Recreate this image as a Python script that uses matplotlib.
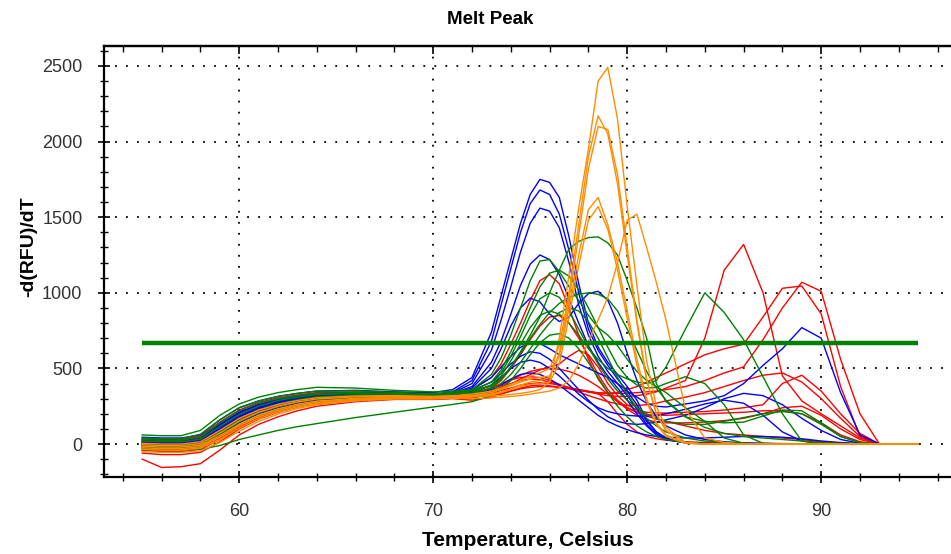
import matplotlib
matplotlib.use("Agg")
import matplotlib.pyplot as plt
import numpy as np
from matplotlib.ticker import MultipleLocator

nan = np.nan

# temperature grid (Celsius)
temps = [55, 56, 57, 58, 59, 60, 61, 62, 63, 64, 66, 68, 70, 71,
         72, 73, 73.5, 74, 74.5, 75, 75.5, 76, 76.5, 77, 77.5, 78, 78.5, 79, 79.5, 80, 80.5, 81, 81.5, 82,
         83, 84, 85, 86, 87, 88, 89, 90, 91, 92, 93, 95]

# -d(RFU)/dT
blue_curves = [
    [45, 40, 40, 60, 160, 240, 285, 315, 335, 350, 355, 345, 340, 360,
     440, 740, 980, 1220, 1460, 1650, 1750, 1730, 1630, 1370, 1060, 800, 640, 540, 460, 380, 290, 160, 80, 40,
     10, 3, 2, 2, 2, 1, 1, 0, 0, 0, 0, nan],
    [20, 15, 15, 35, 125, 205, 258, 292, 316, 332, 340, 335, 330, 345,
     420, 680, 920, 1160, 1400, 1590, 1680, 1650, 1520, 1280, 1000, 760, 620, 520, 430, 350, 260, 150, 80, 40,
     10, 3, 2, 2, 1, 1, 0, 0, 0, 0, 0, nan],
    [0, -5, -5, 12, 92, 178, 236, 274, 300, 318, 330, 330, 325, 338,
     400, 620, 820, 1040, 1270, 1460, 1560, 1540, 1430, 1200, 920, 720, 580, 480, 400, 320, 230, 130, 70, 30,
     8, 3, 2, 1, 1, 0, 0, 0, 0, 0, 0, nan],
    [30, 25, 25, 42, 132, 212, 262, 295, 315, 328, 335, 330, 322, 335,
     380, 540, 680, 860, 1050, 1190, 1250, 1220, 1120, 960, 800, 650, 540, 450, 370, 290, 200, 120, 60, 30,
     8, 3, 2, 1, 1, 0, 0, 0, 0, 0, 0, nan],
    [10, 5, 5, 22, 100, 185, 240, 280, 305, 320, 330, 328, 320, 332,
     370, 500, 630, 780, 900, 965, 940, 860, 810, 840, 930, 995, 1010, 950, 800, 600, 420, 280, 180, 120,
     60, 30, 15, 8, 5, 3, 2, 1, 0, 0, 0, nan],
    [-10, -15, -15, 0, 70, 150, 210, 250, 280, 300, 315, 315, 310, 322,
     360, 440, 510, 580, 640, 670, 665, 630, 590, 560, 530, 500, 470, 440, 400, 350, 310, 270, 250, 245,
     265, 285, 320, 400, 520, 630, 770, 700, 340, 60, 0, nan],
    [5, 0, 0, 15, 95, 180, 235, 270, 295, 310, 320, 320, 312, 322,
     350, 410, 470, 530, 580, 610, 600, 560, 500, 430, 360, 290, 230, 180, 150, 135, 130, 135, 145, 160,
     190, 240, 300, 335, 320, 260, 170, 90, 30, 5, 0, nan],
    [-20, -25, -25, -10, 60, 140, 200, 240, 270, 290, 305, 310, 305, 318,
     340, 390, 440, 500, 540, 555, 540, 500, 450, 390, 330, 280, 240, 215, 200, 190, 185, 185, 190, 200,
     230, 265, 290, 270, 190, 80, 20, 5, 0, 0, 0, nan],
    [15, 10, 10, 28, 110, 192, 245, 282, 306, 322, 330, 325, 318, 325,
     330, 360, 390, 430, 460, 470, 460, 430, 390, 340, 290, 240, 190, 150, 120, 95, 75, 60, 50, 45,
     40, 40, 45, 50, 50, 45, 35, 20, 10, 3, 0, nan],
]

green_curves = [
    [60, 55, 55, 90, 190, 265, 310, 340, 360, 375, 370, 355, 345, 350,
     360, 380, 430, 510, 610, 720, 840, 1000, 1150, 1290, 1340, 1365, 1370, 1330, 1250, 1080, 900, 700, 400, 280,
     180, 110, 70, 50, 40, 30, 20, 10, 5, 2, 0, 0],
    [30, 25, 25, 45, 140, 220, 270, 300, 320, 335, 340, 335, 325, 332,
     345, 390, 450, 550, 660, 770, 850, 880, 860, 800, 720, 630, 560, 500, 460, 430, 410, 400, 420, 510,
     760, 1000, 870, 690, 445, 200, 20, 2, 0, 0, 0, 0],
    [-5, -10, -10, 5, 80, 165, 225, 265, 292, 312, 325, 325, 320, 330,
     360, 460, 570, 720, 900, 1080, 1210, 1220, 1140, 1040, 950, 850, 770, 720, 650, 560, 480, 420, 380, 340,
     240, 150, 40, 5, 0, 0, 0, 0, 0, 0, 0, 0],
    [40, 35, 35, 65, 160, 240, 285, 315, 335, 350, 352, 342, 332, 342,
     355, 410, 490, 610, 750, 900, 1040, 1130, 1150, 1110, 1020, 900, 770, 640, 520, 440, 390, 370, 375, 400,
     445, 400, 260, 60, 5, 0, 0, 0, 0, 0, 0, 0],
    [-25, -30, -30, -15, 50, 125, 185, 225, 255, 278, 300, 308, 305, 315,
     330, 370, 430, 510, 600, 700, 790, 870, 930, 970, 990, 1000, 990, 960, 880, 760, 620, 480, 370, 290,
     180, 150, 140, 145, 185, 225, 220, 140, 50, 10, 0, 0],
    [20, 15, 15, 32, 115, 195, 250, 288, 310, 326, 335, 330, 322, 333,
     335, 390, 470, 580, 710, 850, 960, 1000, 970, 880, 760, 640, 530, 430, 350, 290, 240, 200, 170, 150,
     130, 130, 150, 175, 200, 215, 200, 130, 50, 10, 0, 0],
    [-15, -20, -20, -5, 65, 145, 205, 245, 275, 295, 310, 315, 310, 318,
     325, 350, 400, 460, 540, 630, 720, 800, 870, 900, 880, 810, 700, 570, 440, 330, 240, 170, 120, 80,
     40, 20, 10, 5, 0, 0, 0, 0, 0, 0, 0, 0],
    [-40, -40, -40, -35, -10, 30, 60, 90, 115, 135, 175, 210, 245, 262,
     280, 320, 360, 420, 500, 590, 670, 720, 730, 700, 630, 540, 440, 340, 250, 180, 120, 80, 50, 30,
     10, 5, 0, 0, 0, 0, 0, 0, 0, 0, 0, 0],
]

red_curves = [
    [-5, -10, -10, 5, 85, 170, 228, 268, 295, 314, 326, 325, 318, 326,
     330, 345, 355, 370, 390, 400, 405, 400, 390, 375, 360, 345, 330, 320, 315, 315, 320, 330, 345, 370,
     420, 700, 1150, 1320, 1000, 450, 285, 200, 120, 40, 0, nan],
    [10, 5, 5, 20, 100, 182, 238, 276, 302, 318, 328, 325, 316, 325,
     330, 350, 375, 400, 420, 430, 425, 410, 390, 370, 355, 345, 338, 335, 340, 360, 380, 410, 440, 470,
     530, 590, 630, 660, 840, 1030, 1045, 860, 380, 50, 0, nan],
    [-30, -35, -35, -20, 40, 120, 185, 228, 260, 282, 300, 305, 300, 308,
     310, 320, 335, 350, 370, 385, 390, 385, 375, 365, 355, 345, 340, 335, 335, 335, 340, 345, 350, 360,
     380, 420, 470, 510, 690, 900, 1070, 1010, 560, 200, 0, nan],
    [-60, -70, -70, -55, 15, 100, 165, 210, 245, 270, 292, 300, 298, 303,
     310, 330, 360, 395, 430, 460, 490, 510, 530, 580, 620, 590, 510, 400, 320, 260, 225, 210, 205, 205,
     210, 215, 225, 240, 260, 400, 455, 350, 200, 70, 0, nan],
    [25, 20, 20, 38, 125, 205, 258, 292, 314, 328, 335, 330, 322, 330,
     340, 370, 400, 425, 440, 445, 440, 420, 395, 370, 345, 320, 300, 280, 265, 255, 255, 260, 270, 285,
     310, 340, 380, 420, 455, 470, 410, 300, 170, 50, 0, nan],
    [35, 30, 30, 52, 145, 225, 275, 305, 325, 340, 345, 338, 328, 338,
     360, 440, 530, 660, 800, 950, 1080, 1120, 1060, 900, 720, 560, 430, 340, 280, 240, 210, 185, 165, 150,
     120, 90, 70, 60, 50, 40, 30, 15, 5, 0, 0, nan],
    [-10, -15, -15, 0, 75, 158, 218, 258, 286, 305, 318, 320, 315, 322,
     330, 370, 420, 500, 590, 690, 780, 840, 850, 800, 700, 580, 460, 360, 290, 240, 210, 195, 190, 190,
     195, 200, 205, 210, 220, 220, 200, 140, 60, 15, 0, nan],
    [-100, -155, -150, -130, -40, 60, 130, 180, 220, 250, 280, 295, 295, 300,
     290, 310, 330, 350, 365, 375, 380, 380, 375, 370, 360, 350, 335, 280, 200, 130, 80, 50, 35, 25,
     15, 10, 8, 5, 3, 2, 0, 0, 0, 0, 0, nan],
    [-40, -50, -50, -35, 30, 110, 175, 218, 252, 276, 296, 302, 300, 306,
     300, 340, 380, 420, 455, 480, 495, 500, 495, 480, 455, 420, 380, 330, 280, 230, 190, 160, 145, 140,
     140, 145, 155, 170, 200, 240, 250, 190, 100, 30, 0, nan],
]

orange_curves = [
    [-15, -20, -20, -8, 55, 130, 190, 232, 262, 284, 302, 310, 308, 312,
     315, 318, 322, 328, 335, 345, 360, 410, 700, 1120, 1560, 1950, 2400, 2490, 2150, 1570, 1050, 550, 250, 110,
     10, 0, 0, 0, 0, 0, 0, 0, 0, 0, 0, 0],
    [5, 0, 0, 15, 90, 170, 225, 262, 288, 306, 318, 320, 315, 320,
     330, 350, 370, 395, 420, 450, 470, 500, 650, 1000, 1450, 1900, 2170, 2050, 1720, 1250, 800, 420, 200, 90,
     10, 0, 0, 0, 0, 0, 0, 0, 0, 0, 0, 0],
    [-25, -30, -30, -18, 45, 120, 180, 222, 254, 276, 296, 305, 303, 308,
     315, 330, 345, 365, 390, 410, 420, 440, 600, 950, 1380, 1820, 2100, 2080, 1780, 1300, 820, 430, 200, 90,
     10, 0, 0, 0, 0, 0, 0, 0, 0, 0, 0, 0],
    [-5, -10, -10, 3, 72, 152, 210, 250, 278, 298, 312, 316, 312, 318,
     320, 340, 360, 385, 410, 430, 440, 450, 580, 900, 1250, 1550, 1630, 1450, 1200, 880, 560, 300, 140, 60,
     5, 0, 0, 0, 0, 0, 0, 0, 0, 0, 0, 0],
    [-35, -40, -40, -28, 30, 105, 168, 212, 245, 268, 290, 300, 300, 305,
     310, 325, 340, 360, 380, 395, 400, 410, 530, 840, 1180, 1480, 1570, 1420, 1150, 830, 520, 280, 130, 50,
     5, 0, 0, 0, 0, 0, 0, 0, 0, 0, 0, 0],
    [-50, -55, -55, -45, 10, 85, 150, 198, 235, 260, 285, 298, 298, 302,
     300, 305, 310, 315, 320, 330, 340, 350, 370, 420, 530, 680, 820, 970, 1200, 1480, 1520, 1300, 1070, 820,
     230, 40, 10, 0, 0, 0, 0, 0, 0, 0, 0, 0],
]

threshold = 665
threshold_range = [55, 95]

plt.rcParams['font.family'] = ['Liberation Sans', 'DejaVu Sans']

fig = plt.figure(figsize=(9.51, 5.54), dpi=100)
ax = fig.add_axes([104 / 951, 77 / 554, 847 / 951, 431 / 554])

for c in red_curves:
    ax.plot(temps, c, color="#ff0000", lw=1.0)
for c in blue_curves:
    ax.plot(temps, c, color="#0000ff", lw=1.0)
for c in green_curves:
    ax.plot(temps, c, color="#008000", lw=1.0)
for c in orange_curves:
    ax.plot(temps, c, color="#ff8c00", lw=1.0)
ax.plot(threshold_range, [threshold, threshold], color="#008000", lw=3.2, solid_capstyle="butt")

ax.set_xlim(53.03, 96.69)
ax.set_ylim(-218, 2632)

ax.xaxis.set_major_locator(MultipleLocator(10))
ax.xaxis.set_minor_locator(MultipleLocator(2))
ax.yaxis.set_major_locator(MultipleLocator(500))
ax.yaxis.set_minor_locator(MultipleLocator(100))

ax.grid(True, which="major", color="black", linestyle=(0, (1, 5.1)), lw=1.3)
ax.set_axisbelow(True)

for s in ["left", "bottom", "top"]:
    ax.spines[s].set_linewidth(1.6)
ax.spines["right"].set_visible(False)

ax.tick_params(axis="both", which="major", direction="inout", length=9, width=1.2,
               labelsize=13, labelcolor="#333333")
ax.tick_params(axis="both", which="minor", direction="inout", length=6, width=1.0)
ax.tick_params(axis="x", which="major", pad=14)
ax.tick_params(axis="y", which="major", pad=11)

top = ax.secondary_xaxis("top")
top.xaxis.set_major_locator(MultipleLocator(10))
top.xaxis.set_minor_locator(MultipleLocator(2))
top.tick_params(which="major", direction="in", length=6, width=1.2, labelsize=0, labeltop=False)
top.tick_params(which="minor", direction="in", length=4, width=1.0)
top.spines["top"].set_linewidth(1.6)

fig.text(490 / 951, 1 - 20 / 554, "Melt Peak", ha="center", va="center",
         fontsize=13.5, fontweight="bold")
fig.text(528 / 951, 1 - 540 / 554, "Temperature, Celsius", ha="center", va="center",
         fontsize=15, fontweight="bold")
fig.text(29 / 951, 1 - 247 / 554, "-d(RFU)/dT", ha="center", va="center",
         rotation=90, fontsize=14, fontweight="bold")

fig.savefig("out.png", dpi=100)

:::

#### Request
Write out again exactly the lines from the start of the data above through the line containing "92, 93, 95]", inclusive, excluding any pictures.

#### Reply to the exercise
Recreate this image as a Python script that uses matplotlib.
import matplotlib
matplotlib.use("Agg")
import matplotlib.pyplot as plt
import numpy as np
from matplotlib.ticker import MultipleLocator

nan = np.nan

# temperature grid (Celsius)
temps = [55, 56, 57, 58, 59, 60, 61, 62, 63, 64, 66, 68, 70, 71,
         72, 73, 73.5, 74, 74.5, 75, 75.5, 76, 76.5, 77, 77.5, 78, 78.5, 79, 79.5, 80, 80.5, 81, 81.5, 82,
         83, 84, 85, 86, 87, 88, 89, 90, 91, 92, 93, 95]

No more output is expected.